Grande-Bretagne / États-Unis : deux points à zéroDans un marché mondial en baisse généralisée, la Grande-Bretagne partage équitablement avec la France les 4% de parts de marché perdus par les États-Unis en 2002. S'agit-il d'une nouvelle « Entente cordiale » ou d'une affaire de famille anglo-saxonne ?
Dans chaque cas, et c'est ce qui leur donne une signification particulière, les données de 2002 ne font que confirmer une tendance profonde amorcée depuis plusieurs années. Le chiffre d'affaires du fine art est en progression régulière en France depuis 1996, celui des États-Unis baisse depuis 1997. Quant à la Grande-Bretagne, elle montre une belle stabilité depuis 1999. Alors que le volume d'affaires mondial a baissé de 7 % l'an dernier et celui des États-Unis de 13 %, le marché anglais est passé de 475 à 472 millions £, soit une perte de 0,6 %. Le ralentissement général aidant, sa part du marché est passée de de 26,8 à 28,8 %.
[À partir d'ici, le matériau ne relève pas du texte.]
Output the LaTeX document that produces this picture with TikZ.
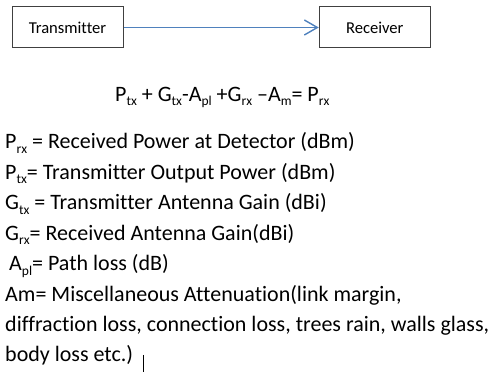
\documentclass[tikz,border=0pt]{standalone}
\usepackage{fontspec}
\setmainfont[Ligatures=CommonOff]{Carlito}
\usetikzlibrary{arrows.meta}
\definecolor{linkblue}{RGB}{79,129,189}
\newcommand{\sbx}[1]{\raisebox{-0.2em}{\fontsize{13.5}{13.5}\selectfont #1}}
\tikzset{
  block/.style={draw=black!75, line width=1pt, minimum width=111pt, minimum height=41pt,
    inner sep=0pt, font=\fontsize{16.6}{19}\selectfont},
  link/.style={draw=linkblue, line width=1.4pt, -{Straight Barb[length=13pt,width=15pt,line width=1.4pt]}},
  txt/.style={anchor=base west, inner sep=0pt, font=\fontsize{22}{26}\selectfont}
}
\begin{document}
\begin{tikzpicture}[x=1pt, y=-1pt]
\useasboundingbox (0,0) rectangle (488,374);
% blocks and link
\node[block] (tx) at (67.5,27.5) {Transmitter};
\node[block] (rx) at (374.75,27.5) {Receiver};
\draw[link] (tx.east) -- (rx.west);
% link budget equation
\node[txt] (eq) at (115,101.5) {P\sbx{tx} + G\sbx{tx}-A\sbx{pl} +G\sbx{rx} –A\sbx{m}= P\sbx{rx}};
% symbol definitions
\node[txt] (l1) at (5,149) {P\sbx{rx} = Received Power at Detector (dBm)};
\node[txt] (l2) at (5,179.5) {P\sbx{tx}= Transmitter Output Power (dBm)};
\node[txt] (l3) at (5,210) {G\sbx{tx} = Transmitter Antenna Gain (dBi)};
\node[txt] (l4) at (5,240.5) {G\sbx{rx}= Received Antenna Gain(dBi)};
\node[txt] (l5) at (9,271) {A\sbx{pl}= Path loss (dB)};
\node[txt] (l6) at (5,301.5) {Am= Miscellaneous Attenuation(link margin,};
\node[txt] (l7) at (5,332) {diffraction loss, connection loss, trees rain, walls glass,};
\node[txt] (l8) at (5,362) {body loss etc.)};
% text cursor after the last line
\coordinate (cur) at ([xshift=10pt]l8.base east);
\draw[line width=1.5pt] ([yshift=7pt]cur) -- ([yshift=-10pt]cur);
\end{tikzpicture}
\end{document}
La Bourse baisse, les achats d'art augmentent
La comparaison entre l'évolution des indices généraux des prix du fine art et de la Bourse est une fois de plus particulièrement intéressante. La Bourse de Londres a, comme celle de Paris, enregistré un mouvement de baisse nettement supérieur à celui des États-Unis. 100 € investis dans une valeur de l'indice F.T.S.E 100 en 2000 n'en valent plus que 58,3 fin 2002 (mais 47,5 en France et 80,8 aux États-Unis), contre 107 s'ils avaient été investis en fine art sur la même période. Et si l'on rapproche les courbes correspondantes avec celles que nous avons publiées dans nos deux précédents numéros, on constate une grande similitude entre les évolutions françaises et anglaises. C'est dans ces deux pays où la Bourse chute le plus, et en fonction de cette chute, que les achats d'art progressent - en France - ou se maintiennent - en Grande-Bretagne. Aux États-Unis, où la baisse est plus modérée, les achats baissent aussi d'une façon quasi-parallèle. L'investissement en art est d'autant plus tentant que les placements boursiers sont décevants.
L'Angleterre est une île
On n'en concluera pas que la « vieille Europe » est en passe de dominer le marché. Les Îles britanniques peuvent s'amarrer à tous les continents et les pays anglo-saxons représentent encore plus de 72 % du marché des ventes d'art aux enchères. La prédominance des deux côtés de l'Atlantique des deux mêmes grands auctionneers n'est pas faite pour changer cet état de choses. La Grande-Bretagne grignote le marché américain, mais le bloc anglo-saxon reste intact, et les spécificités des deux pays sont voisines. La répartition des ventes anglaises par tranche de prix est plus proche de celle des États-Unis que du reste du monde, avec une forte proportion de lots d'un prix élevé, et des records d'enchères d'un niveau égal. Les domaines d'intervention sont les mêmes, sauf une plus grande place faite par Londres au dessin et à l'estampe. Le nombre de lots vendus a moins baissé qu'aux États-Unis - passant quand même cette année de 41 383 à 27 338 - sans affecter le chiffre d'affaires global. Plus préoccupant, en deux ans, le nombre de ventes cataloguées a diminué de 25 %, passant de 3 410 à 2 576. C’est, bien sûr, nettement moins qu'aux États-Unis, et grâce à ses propres ressources et dans un contexte économique différent, le marché anglais a mieux résisté, mais les vases communiquent. On comprend d'autant mieux le combat britannique pour échapper aux carcans économiques et fiscaux européens qui ruinent la compétitivité.